В Пражском манифесте ставилась цель общей борьбы против большевизма: свержение «сталинской тирании», освобождение народов России от большевистской системы и «возвращение им прав, завоеванных народом в революции 1917 г.»; прекращение войны и заключение «почетного мира с Германией»; создание новой «свободной государственности без большевиков и эксплуататоров». Решительность, с которой Гитлер парализовал деятельность русского генерала, убедительно опровергает, по мнению Й. Хоффманна, версию о Власове как о «фашистском наемнике и лизоблюде»{84}.
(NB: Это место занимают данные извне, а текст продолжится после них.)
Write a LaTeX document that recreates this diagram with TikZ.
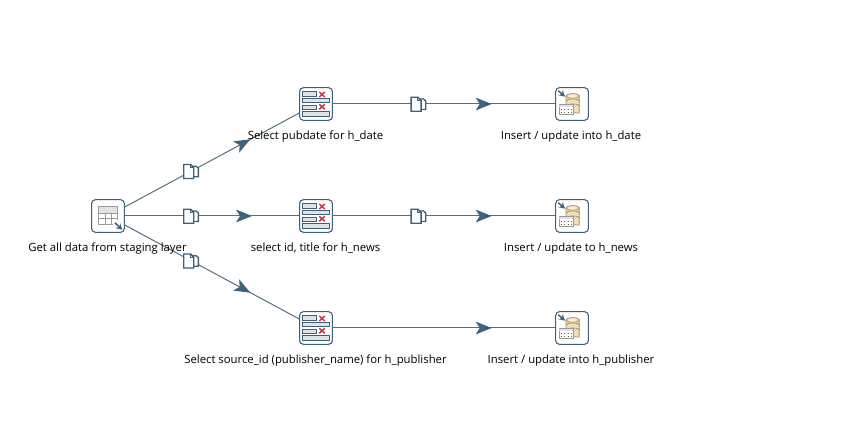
\documentclass[tikz,border=0pt]{standalone}
\usepackage{fontspec}
\setmainfont{Open Sans}
\usetikzlibrary{arrows.meta,decorations.markings}
\definecolor{hopcolor}{HTML}{52717F}
\definecolor{tipcolor}{HTML}{3F627C}
\definecolor{boxcolor}{HTML}{3F6075}
\definecolor{gridcolor}{HTML}{9A9A9A}
\definecolor{headcolor}{HTML}{DDE3E6}
\definecolor{dbcolor}{HTML}{F3DDB5}
\definecolor{dbline}{HTML}{A08A60}
\definecolor{crosscolor}{HTML}{D02A35}
\tikzset{
	stepbox/.style={draw=boxcolor, line width=.8pt, rounded corners=3pt, fill=white, minimum size=24.6pt, inner sep=0pt},
	steplabel/.style={font=\fontsize{8.5pt}{10pt}\selectfont, text=black, inner sep=0pt},
	hop/.style={draw=hopcolor, line width=.75pt, postaction={decorate}, decoration={markings, mark=at position #1 with {\arrow[tipcolor]{Stealth[length=12pt, width=9.5pt, inset=3pt]}}}},
	copyicon/.pic={
		\draw[boxcolor, line width=1pt, fill=white] (-1,-5) -- (5,-5) -- (7.3,-3) -- (7.3,5.5) -- (-1,5.5) -- cycle;
		\draw[boxcolor, line width=1pt, fill=white] (-7.3,-6.7) -- (-.5,-6.7) -- (2.7,-3.5) -- (2.7,7.3) -- (-7.3,7.3) -- cycle;
		\draw[boxcolor, line width=.7pt] (-.5,-6.7) -- (-.5,-3.5) -- (2.7,-3.5);
	},
	tableicon/.pic={
		\fill[headcolor] (-9.7,-9.3) rectangle (9.7,-3);
		\draw[gridcolor, line width=.7pt] (-9.7,-9.3) rectangle (9.7,8.3);
		\foreach \i in {-3,2.7}{
			\draw[gridcolor, line width=.6pt] (-9.7,\i) -- (9.7,\i);
		}
		\foreach \i in {-3,3.3}{
			\draw[gridcolor, line width=.6pt] (\i,-3) -- (\i,8.3);
		}
		\fill[white] (5,4.5) rectangle (11,11);
		\draw[tipcolor, line width=1.1pt, -{Stealth[length=4.5pt, width=5pt]}] (7,6.8) -- (14.2,13.8);
	},
	filtericon/.pic={
		\foreach \i in {-12.3,1}{
			\draw[boxcolor, line width=.6pt, fill=headcolor] (-13.3,\i) rectangle (.7,\i+4.3);
		}
		\foreach \i in {-5.7,7.7}{
			\draw[boxcolor, line width=.6pt, fill=headcolor] (-13.3,\i) rectangle (13.3,\i+4.3);
		}
		\foreach \i in {-12,.3}{
			\draw[crosscolor, line width=1.1pt] (3.3,\i) -- (8.7,\i+5);
			\draw[crosscolor, line width=1.1pt] (8.7,\i) -- (3.3,\i+5);
		}
	},
	dbicon/.pic={
		\draw[dbline, line width=.5pt, fill=dbcolor] (-6,-8) -- (-6,9) -- (7.3,9) -- (7.3,-8) arc[start angle=0, end angle=-180, x radius=6.65, y radius=2.2];
		\draw[dbline, line width=.5pt, fill=dbcolor!60!white] (0.65,-8) ellipse[x radius=6.65, y radius=2.2];
		\foreach \i in {-3,2}{
			\draw[dbline, line width=.5pt] (-6,\i) arc[start angle=-180, end angle=-360, x radius=6.65, y radius=-2];
		}
		\draw[gridcolor, line width=.5pt, fill=white] (-12.7,.7) rectangle (1,10.7);
		\fill[headcolor] (-12.7,.7) rectangle (1,3.5);
		\draw[black!65, line width=.7pt, dotted] (-11.5,5.2) -- (0,5.2);
		\draw[black!65, line width=.7pt, dotted] (-11.5,8.8) -- (0,8.8);
		\draw[tipcolor, line width=1.1pt, -{Stealth[length=4.5pt, width=5pt]}] (-13.7,-13.3) -- (-7,-7.3);
	}
}
\begin{document}
\begin{tikzpicture}[x=.75pt, y=-.75pt]
\useasboundingbox (0,0) rectangle (859,423);
\fill[white] (0,0) rectangle (859,423);

\node[stepbox] (getdata) at (108,216) {};
\node[stepbox] (seldate) at (316,104) {};
\node[stepbox] (selnews) at (316,216) {};
\node[stepbox] (selpub) at (316,328) {};
\node[stepbox] (insdate) at (572,104) {};
\node[stepbox] (insnews) at (572,216) {};
\node[stepbox] (inspub) at (572,328) {};

\pic at (getdata) {tableicon};
\foreach \n in {seldate,selnews,selpub}{
	\pic at (\n) {filtericon};
}
\foreach \n in {insdate,insnews,inspub}{
	\pic at (\n) {dbicon};
}

% hops
\draw[hop=.72] (getdata) -- pic[pos=.38]{copyicon} (seldate);
\draw[hop=.73] (getdata) -- pic[pos=.38]{copyicon} (selnews);
\draw[hop=.72] (getdata) -- pic[pos=.38]{copyicon} (selpub);
\draw[hop=.715] (seldate) -- pic[pos=.385]{copyicon} (insdate);
\draw[hop=.715] (selnews) -- pic[pos=.385]{copyicon} (insnews);
\draw[hop=.715] (selpub) -- (inspub);

\node[steplabel] (getdatalabel) at (107.5,248.5) {Get all data from staging layer};
\node[steplabel] (seldatelabel) at (315.5,136.5) {Select pubdate for h\_date};
\node[steplabel] (selnewslabel) at (315.5,248.5) {select id, title for h\_news};
\node[steplabel] (selpublabel) at (315.5,360.5) {Select source\_id (publisher\_name) for h\_publisher};
\node[steplabel] (insdatelabel) at (571,136.5) {Insert / update into h\_date};
\node[steplabel] (insnewslabel) at (571,248.5) {Insert / update to h\_news};
\node[steplabel] (inspublabel) at (571,360.5) {Insert / update into h\_publisher};
\end{tikzpicture}
\end{document}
Другой зарубежный исследователь данной темы Е. Андреева в своей книге рассматривает военную оппозицию Сталину как «неотъемлемую часть истории общественной русской мысли пореволюционного времени». Она определяет Пражский манифест, выпущенный осенью 1944 г. Власовым и его соратниками, как обращение ко всем русским людям с разъяснением целей своего движения, как призыв к объединенной борьбе против коммунизма. Большинство лидеров власовского движения, замечает Андреева, сами являлись порождением советского строя, против которого воевали, и это обстоятельство роднит русское освободительное движение с Кронштадтским восстанием 1921 г.{85}

Один из знатоков данной проблемы О. Красовский рассматривал ее в контексте изменения характера Отечественной войны 1941–1945 гг. Поего мнению, на первом этапе войны — с июня 1941 г. до зимы 1941/42 гг. — причины поражения Красной Армии, наряду с официально признанными российской стороной, заключались в «нежелании армии воевать», что обусловливалось внутриполитическим положением страны накануне войны и морально-политическими факторами, влиявшими на сознание, волю и поведение подавляющего большинства народа, а следовательно, и армии. Начало войны было воспринято народом как «переход идеологического и политического конфликта между фашизмом и коммунизмом в военную схватку», которая «не обязательно затрагивала историческую судьбы страны». По этой причине, утверждал Красовский, часть общества, «ненавидящая сталинскую диктатуру», восприняла войну как сигнал о «предстоящем свержении советской власти», а другие были повергнуты в страх. Этот раскол породил и разную реакцию от проявления твердой воли к сопротивлению, борьбе не на жизнь, а на смерть до парализующего страха. Отсюда сдача в плен врагу, встречи оккупантов «с хлебом и солью», стихийное формирование добровольческих отрядов из местного населения для освобождения страны от коммунизма. Однако знакомство на практике с немецкой оккупационной политикой привело к серьезному «психологическому сдвигу» в душах и сердцах многих людей, думающих, что «хуже коммунизма ничего быть не может». Былые обиды забылись, доминирующей стала мысль о «первостепенности задачи уничтожения вторгнувшегося в страну внешнего врага». Таким образом, возникла «морально-психологическая основа для превращения войны в Великую Отечественную». Помимо осуществления «жестокой и глупой политики немецких оккупационных властей», считал Красовский, все большее число добровольцев осознавало, что они, осуществляя волю политического руководства Германии, «борются в сущности не с коммунизмом, а с Россией». Это имело огромное психологическое значение, приводило к возникновению у добровольцев внутренних конфликтов, появлению разочарования, чувства вины перед собственным народом{86}.